The financial management of a multi-day Indian wedding requires a dedicated payment schedule document separate from the overall budget. Vendors across 4 days have different deposit structures, final payment timing, and gratuity expectations. The photographer expects final payment 2 weeks before, the caterer on the day, the DJ at the end of the event, and the decor company at breakdown. Missing one payment window because the couple is in hair and makeup triggers a service disruption that cascades through the day. Weddings.io coordinators maintain a payment schedule document with all amounts, due dates, and delivery mechanisms confirmed with each vendor in writing at least 30 days before the wedding starts.

Frequently asked questions

How many days is a traditional Indian wedding?
A traditional Indian wedding is a 4-day, 5-event production: mehndi (Day -1), sangeet (Day 0 evening), Hindu ceremony or Sikh Anand Karaj plus baraat (Day 1 morning), and reception (Day 1 evening or Day 2). Some families add a tilak or roka function pushing it to 5 days.
What is the order of an Indian wedding?
The standard order is: mehndi, sangeet, haldi (often combined with mehndi morning), baraat and ceremony (Hindu or Sikh), wedding lunch, and reception. The bidaai (bride's farewell) occurs after the ceremony, before the reception.

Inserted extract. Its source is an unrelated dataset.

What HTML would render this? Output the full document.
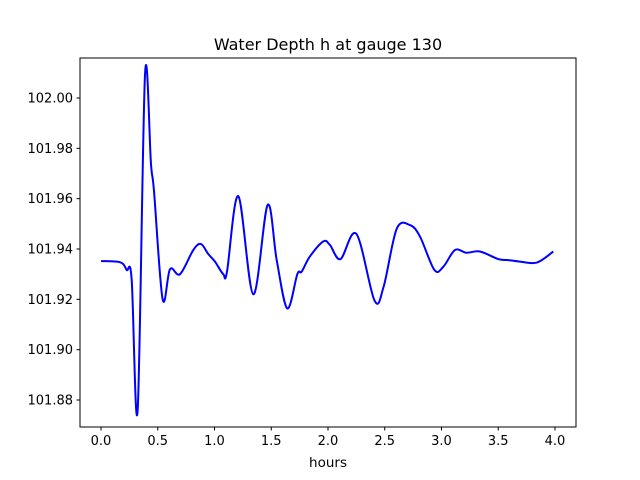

How long does an Indian wedding ceremony take?
A full Hindu wedding ceremony with all rituals takes 2.5 to 4 hours. A Sikh Anand Karaj takes 1 to 1.5 hours. A nikah for a Muslim wedding takes 30 to 60 minutes. The muhurta (auspicious time) is fixed by the priest and dictates ceremony start.
What is a baraat in an Indian wedding?
The baraat is the groom's procession to the wedding venue, traditionally featuring the groom on a horse, dhol drummers, and family members dancing alongside. It runs 30 to 60 minutes and ends at the ceremony venue at least 30 minutes before the muhurta.
How many vendors do you need for an Indian wedding?
A 4-day Indian wedding for 400 guests typically uses 25 to 40 vendors including planner, multiple caterers, decor and floral teams, mandap vendor, photo and video teams, DJ, lighting and AV, dhol players, makeup artists, transportation, and bar and beverage.
When should I start planning an Indian wedding?
Start 12 to 18 months before the wedding date. Venue and catering must be locked 12 months out, planner and photo/video 10 to 12 months out, mandap and decor 8 to 10 months out, and stationery and attire 6 to 8 months out for peak season weddings.